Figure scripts
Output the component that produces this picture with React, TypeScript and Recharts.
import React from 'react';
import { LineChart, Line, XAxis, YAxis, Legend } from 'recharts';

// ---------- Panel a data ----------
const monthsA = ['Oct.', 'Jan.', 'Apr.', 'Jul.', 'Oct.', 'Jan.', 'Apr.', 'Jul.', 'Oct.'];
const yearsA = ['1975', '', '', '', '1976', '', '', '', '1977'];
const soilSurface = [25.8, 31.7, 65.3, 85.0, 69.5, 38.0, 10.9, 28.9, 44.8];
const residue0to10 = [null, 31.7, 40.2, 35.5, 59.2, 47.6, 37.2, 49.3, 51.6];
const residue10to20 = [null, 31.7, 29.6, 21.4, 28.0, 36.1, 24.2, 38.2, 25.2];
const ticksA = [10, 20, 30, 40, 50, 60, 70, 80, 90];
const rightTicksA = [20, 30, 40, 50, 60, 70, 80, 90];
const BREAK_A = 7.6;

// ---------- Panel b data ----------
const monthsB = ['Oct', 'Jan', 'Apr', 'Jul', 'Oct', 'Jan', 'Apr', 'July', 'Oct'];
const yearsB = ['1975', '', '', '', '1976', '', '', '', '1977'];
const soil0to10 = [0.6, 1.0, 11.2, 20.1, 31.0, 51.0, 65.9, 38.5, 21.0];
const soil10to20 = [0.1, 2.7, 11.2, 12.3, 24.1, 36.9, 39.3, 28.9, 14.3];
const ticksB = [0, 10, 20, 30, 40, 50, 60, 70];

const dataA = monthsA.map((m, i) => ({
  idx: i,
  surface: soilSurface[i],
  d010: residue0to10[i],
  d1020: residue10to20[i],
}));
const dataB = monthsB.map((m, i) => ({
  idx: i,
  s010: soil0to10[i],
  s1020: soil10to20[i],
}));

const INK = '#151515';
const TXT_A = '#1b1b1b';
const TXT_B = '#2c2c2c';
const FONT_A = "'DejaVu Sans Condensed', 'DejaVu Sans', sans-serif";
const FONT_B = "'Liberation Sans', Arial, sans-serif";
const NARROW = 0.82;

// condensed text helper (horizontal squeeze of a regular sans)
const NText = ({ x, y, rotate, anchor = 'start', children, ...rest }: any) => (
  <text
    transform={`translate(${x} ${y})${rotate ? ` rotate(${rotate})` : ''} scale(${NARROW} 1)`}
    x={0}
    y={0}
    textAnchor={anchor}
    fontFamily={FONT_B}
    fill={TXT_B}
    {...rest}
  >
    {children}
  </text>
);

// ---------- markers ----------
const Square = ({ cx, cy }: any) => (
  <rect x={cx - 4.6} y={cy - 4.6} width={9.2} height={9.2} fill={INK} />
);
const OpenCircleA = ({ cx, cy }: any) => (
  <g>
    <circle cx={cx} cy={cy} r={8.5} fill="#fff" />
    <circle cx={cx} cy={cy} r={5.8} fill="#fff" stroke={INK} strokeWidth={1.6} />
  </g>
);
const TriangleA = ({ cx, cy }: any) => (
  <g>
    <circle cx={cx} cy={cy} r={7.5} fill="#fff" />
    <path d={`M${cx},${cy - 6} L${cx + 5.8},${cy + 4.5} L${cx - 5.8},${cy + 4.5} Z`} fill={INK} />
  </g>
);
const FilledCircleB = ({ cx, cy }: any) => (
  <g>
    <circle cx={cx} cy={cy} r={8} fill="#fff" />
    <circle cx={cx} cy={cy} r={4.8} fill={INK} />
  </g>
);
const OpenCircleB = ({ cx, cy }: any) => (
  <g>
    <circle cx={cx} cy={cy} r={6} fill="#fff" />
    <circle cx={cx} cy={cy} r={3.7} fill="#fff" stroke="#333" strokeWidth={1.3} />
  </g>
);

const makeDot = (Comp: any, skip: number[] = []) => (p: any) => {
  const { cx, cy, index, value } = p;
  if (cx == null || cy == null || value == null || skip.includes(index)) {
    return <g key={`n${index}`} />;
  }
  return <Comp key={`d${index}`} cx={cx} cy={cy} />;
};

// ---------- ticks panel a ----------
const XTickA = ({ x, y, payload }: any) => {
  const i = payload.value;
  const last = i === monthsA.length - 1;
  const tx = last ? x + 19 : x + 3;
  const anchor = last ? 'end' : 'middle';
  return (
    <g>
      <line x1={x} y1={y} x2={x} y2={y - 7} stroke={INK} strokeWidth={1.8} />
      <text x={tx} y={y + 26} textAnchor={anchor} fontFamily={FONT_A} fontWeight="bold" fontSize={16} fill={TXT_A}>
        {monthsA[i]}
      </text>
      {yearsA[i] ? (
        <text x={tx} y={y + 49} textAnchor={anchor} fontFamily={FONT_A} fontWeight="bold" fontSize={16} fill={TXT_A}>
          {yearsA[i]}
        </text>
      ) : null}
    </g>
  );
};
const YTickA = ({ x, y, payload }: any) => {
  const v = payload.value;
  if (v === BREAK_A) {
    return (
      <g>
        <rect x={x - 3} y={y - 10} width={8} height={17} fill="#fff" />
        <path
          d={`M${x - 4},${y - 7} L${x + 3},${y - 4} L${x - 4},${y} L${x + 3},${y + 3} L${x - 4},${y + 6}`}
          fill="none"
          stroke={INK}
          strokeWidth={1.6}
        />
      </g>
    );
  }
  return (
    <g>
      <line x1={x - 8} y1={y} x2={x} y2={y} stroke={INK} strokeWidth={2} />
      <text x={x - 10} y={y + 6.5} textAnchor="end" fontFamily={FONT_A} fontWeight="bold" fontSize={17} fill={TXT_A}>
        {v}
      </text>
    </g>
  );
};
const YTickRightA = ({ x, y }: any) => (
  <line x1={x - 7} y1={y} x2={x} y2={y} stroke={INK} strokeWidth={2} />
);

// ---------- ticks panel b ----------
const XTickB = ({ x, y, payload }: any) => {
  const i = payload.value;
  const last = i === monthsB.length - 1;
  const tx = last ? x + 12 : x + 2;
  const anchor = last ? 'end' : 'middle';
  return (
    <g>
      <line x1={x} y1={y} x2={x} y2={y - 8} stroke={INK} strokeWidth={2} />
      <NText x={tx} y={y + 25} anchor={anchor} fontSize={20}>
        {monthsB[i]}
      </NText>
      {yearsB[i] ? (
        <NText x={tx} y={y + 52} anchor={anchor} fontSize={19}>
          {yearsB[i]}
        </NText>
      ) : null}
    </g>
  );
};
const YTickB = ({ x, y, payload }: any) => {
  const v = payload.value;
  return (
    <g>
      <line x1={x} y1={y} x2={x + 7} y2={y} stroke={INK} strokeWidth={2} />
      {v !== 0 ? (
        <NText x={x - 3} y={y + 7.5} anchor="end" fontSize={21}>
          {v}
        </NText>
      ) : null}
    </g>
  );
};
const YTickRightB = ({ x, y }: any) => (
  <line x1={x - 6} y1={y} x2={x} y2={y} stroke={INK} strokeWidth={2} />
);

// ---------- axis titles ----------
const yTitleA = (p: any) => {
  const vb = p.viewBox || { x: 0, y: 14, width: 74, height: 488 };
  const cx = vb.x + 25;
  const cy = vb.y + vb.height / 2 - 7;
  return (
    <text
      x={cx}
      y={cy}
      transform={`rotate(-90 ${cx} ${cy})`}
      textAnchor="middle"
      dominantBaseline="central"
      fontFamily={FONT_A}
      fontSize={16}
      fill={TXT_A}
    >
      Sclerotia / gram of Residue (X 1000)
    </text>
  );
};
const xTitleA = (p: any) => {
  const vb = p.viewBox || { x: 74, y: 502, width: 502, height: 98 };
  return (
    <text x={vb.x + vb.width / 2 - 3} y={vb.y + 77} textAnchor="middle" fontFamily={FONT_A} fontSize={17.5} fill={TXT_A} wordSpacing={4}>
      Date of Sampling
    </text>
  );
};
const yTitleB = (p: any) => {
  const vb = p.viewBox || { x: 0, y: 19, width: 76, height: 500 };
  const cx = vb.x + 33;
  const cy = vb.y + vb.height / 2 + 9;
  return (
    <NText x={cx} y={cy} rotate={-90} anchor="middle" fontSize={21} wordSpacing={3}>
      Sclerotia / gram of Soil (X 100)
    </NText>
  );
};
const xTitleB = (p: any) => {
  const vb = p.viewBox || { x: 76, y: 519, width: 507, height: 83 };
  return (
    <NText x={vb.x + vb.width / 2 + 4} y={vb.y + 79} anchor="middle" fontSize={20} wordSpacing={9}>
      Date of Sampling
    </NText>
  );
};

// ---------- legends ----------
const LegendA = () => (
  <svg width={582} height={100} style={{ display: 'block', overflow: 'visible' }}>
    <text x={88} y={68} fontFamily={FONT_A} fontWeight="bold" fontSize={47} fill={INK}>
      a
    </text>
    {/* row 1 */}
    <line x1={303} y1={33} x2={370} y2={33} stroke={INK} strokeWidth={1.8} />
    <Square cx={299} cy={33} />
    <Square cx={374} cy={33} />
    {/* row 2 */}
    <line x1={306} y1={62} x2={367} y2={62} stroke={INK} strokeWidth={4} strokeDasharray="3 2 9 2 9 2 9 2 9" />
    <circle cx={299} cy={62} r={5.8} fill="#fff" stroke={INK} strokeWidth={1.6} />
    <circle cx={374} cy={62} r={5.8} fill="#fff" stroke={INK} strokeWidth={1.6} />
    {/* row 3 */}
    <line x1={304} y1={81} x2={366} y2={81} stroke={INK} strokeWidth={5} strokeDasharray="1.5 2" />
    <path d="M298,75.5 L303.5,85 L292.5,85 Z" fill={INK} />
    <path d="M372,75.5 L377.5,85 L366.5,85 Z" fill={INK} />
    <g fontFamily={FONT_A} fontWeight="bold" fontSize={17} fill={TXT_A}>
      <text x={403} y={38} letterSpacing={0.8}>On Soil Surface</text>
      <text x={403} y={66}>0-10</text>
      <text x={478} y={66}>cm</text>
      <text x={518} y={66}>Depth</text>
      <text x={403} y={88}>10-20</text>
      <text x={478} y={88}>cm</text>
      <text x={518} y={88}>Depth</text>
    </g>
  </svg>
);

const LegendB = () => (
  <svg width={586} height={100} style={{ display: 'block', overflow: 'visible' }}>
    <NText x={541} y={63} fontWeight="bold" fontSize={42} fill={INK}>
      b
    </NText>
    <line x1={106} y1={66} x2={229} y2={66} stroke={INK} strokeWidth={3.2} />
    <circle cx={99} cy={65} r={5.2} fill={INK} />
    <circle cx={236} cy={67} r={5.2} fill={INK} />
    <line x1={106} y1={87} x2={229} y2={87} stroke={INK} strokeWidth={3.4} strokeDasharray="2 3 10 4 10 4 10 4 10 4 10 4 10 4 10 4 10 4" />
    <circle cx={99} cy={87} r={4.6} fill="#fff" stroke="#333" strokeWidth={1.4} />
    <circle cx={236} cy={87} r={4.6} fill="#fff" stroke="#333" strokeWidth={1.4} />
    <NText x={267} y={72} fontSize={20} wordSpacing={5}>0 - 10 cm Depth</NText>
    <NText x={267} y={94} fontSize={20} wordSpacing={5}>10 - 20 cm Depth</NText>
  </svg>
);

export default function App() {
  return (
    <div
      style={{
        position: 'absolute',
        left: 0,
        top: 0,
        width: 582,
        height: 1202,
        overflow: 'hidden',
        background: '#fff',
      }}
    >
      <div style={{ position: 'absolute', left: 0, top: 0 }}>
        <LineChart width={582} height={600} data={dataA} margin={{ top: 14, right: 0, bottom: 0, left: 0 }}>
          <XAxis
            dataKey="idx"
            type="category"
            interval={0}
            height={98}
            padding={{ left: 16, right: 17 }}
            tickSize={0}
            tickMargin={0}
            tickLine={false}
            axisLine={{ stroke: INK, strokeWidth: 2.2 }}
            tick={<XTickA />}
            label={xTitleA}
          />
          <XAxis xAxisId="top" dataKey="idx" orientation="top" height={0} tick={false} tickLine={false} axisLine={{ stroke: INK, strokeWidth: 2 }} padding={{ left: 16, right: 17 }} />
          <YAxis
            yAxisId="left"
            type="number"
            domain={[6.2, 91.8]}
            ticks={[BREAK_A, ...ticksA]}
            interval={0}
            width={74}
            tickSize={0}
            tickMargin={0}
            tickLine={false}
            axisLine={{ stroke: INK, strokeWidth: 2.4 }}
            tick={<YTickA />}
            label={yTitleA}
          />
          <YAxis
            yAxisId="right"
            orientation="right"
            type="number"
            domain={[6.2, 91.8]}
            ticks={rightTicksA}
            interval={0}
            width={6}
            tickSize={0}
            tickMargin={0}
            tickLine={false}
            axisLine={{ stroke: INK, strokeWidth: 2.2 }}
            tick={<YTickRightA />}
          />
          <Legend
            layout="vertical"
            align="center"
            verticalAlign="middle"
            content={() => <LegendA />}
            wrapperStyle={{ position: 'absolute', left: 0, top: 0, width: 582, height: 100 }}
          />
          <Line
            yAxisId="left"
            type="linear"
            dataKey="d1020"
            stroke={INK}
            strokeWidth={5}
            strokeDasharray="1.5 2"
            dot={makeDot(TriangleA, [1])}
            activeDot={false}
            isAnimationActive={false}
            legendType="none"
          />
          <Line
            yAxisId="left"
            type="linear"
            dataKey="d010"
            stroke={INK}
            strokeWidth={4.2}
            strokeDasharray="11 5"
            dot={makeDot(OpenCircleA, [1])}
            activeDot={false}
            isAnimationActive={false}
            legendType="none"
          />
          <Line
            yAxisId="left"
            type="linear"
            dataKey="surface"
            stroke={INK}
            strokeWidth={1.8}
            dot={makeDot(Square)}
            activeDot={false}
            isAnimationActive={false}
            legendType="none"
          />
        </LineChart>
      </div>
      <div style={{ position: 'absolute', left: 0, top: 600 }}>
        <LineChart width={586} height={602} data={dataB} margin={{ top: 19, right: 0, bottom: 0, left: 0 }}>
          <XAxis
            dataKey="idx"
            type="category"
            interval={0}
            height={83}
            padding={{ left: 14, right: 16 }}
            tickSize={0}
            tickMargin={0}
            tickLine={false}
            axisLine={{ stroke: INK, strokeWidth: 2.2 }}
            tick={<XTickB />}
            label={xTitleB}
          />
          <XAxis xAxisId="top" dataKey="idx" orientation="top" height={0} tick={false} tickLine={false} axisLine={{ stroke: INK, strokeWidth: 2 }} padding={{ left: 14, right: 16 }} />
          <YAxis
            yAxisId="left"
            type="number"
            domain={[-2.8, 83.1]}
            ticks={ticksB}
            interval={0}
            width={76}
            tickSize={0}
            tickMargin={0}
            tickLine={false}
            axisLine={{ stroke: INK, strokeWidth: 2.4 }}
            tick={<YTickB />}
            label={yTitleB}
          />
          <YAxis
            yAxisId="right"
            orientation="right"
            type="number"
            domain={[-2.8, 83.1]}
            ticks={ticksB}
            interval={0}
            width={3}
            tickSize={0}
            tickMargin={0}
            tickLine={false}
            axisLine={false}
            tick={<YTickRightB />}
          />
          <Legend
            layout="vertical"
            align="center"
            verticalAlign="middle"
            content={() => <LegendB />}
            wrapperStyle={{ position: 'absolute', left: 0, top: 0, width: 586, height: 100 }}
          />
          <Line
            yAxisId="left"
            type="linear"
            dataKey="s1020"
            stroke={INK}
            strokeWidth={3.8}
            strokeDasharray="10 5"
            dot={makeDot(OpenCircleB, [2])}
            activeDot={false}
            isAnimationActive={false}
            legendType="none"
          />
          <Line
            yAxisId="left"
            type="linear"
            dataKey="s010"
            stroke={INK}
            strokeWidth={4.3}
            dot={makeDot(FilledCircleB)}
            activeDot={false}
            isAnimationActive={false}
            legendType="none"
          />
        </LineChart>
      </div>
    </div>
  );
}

--

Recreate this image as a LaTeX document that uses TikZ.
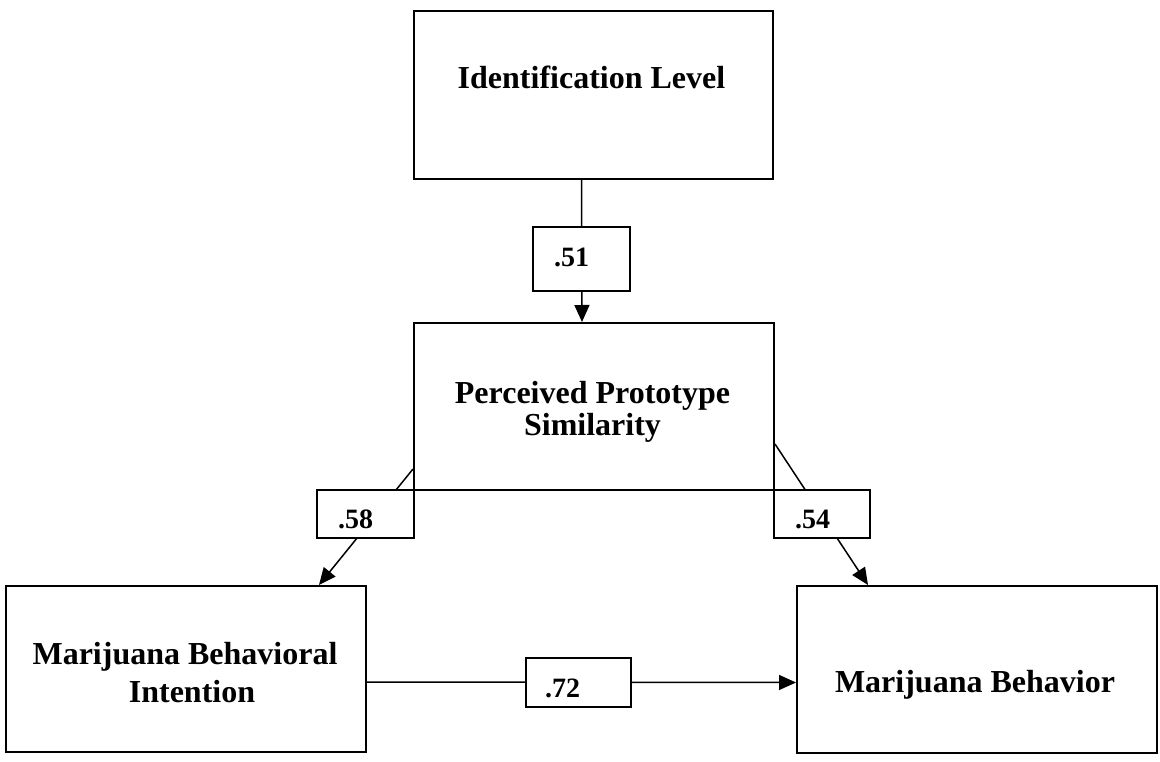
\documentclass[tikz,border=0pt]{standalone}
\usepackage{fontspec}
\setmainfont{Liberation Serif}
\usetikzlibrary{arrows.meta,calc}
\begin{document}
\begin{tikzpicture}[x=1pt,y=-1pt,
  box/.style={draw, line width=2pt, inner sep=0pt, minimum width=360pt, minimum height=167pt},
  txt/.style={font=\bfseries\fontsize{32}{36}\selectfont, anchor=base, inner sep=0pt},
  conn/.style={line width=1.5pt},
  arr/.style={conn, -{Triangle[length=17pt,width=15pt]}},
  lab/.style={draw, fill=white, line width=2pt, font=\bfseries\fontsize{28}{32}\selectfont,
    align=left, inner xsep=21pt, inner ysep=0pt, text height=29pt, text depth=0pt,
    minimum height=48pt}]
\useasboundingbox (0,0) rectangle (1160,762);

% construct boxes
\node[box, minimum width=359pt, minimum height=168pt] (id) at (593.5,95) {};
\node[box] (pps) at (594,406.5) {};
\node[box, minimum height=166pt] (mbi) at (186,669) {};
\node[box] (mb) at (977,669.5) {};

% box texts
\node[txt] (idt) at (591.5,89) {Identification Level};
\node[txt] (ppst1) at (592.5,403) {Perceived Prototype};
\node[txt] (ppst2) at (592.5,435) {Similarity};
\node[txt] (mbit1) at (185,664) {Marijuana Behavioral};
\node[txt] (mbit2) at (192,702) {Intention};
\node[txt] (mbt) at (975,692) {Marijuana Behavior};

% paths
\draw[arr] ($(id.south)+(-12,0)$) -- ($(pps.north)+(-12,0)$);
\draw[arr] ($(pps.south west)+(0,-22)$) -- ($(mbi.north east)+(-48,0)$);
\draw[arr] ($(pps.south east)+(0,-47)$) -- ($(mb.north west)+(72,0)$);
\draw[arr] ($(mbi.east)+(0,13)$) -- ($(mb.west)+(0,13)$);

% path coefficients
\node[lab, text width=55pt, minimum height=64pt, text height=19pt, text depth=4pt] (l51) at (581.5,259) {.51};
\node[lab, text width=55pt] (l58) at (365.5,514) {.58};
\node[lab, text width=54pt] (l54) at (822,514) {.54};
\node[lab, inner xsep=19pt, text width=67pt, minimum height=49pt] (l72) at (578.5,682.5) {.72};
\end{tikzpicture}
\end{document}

--

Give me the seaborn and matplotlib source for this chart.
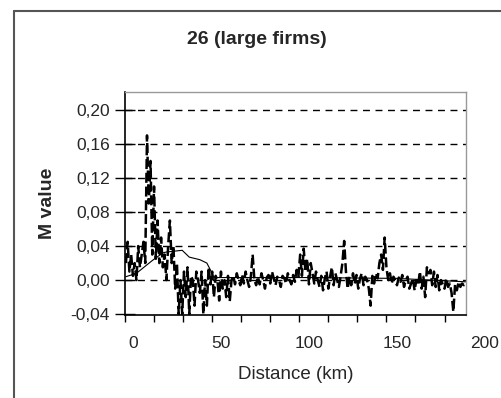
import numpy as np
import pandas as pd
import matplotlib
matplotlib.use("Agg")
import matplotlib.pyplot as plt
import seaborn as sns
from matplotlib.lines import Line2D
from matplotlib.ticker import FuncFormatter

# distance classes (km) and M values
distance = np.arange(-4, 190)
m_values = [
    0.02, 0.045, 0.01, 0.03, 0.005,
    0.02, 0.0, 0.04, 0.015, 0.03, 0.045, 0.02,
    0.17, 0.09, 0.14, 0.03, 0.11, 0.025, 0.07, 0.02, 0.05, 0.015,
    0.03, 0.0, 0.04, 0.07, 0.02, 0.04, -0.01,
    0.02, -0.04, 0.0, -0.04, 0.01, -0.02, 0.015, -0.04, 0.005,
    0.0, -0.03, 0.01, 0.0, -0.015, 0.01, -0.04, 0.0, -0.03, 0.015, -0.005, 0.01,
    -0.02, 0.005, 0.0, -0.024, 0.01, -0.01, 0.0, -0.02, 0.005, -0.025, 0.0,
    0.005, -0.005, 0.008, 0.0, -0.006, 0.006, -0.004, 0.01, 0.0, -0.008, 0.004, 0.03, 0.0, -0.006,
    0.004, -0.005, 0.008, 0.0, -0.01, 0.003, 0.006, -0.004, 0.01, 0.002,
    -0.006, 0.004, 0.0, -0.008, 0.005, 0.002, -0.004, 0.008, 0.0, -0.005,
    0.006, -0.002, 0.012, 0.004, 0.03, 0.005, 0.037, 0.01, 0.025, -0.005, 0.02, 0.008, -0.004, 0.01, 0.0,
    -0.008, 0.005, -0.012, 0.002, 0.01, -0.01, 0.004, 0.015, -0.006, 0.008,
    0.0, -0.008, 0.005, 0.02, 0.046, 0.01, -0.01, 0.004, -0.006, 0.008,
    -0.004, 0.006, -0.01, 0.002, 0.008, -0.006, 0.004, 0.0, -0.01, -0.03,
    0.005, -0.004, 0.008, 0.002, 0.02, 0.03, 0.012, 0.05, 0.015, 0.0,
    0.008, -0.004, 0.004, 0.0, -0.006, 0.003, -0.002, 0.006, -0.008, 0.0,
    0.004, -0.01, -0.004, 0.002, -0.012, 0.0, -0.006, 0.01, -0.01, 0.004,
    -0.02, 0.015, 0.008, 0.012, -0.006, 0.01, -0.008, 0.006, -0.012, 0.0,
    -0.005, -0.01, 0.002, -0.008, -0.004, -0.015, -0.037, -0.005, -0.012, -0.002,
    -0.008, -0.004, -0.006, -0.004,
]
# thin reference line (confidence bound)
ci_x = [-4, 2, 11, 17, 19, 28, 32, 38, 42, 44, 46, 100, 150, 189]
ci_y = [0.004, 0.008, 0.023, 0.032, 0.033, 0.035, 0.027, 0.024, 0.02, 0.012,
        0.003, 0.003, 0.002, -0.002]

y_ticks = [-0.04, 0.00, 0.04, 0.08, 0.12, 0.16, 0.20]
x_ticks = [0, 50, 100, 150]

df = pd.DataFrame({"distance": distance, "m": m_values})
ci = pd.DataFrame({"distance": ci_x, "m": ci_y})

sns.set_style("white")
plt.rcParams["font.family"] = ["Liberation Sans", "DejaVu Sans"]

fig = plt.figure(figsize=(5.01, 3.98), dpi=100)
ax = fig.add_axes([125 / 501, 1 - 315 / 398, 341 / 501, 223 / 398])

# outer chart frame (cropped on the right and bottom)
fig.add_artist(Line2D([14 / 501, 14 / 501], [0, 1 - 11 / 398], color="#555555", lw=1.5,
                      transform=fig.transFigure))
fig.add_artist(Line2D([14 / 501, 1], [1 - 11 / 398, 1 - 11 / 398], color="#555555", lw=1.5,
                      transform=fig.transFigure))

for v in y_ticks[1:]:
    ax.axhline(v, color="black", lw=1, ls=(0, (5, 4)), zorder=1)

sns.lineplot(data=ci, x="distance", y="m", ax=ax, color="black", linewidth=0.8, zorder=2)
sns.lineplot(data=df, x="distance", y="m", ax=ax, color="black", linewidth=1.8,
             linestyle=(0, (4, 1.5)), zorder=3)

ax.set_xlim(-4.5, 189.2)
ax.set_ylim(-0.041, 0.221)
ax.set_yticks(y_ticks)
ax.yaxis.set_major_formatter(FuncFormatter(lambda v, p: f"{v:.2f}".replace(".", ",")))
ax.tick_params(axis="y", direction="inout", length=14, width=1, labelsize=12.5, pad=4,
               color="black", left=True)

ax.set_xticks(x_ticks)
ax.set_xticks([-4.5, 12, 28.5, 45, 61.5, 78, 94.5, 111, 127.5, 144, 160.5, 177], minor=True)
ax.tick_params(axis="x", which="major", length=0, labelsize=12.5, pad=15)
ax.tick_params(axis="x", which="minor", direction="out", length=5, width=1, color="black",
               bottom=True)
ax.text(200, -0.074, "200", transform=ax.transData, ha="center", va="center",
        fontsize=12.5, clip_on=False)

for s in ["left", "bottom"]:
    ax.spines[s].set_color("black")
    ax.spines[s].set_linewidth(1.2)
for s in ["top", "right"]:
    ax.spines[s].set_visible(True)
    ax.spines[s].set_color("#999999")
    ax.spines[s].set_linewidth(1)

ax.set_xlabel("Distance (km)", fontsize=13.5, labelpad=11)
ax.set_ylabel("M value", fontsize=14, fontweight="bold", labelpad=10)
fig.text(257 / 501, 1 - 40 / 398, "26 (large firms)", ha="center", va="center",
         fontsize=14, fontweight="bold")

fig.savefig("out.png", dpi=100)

WRITTEN TASK: Copy exactly the material above from the line with "Give me the" to the line with "from matplotlib.ticker import FuncFormatter", ends included, and nothing else. Leave out any picture.

SOLUTION:
Give me the seaborn and matplotlib source for this chart.
import numpy as np
import pandas as pd
import matplotlib
matplotlib.use("Agg")
import matplotlib.pyplot as plt
import seaborn as sns
from matplotlib.lines import Line2D
from matplotlib.ticker import FuncFormatter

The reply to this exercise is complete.